Он нахлобучил бейсболку и убежал, чем-то напоминив мне Форреста Гампа из американской кинокомедии.
Спустя некоторое время, когда мы снова встретились для вычитки “Лубянской преступной группировки”, он объявил: “Трепашкин сообщает, что человек, который дал Селезневу записку о взрывах — Николай Лях, который в аппарате Думы сидит на связи с ФСБ. Так я и думал”.
УЖЕ НЕ ПЕРВЫЙ раз Трепашкин доказал свои способности. Несколько месяцев я постоянно слышал его имя; Саша вовсю его рекламировал как своего “лучшего человека” в Москве. Трепашкин был теперь консультантом комиссии Ковалева и адвокатом сестер Морозовых. При этом он сообщал, что в военной прокуратуре против него завели уголовное дело — “полная липа”, как он объяснил по телефону — и взяли подписку о невыезде. А теперь Саша уговаривал меня поручить Трепашкину распространять в Москве “Лубянскую Преступную Группировку”, которую мы напечатали в Риге и собирались завозить в Россию через латвийскую границу.

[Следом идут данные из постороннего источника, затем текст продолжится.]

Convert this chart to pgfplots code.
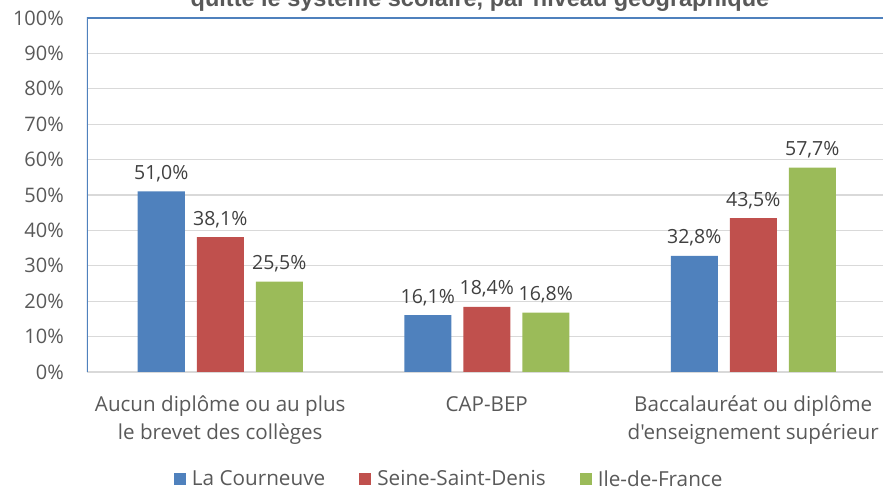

Чем бесстрашнее вел себя Трепашкин, тем больше у меня возникало сомнений.
— Он нарывается на неприятности, — говорил я Саше, — его посадят. Этот человек либо герой, либо провокатор, либо сумасшедший.
— Не беспокойся, он герой, — сказал Саша. — Тверд, как камень. Он никогда не сломается. На него можно положиться.
Я не знал, что и думать. Мне нужно было встретиться с человеком, посмотреть ему в глаза, заглянуть в душу, как сказал бы Джордж Буш.
После приключений в Турции я не мог приехать в Москву, а Трепашкин едва ли мог рассчитывать, что следователь по его делу разрешит ему выехать на Запад. Но созвонившись со мной по безопасному телефону, он сообщил, что сможет приехать на день в Киев, куда российские граждане могли попасть по внутреннему паспорту.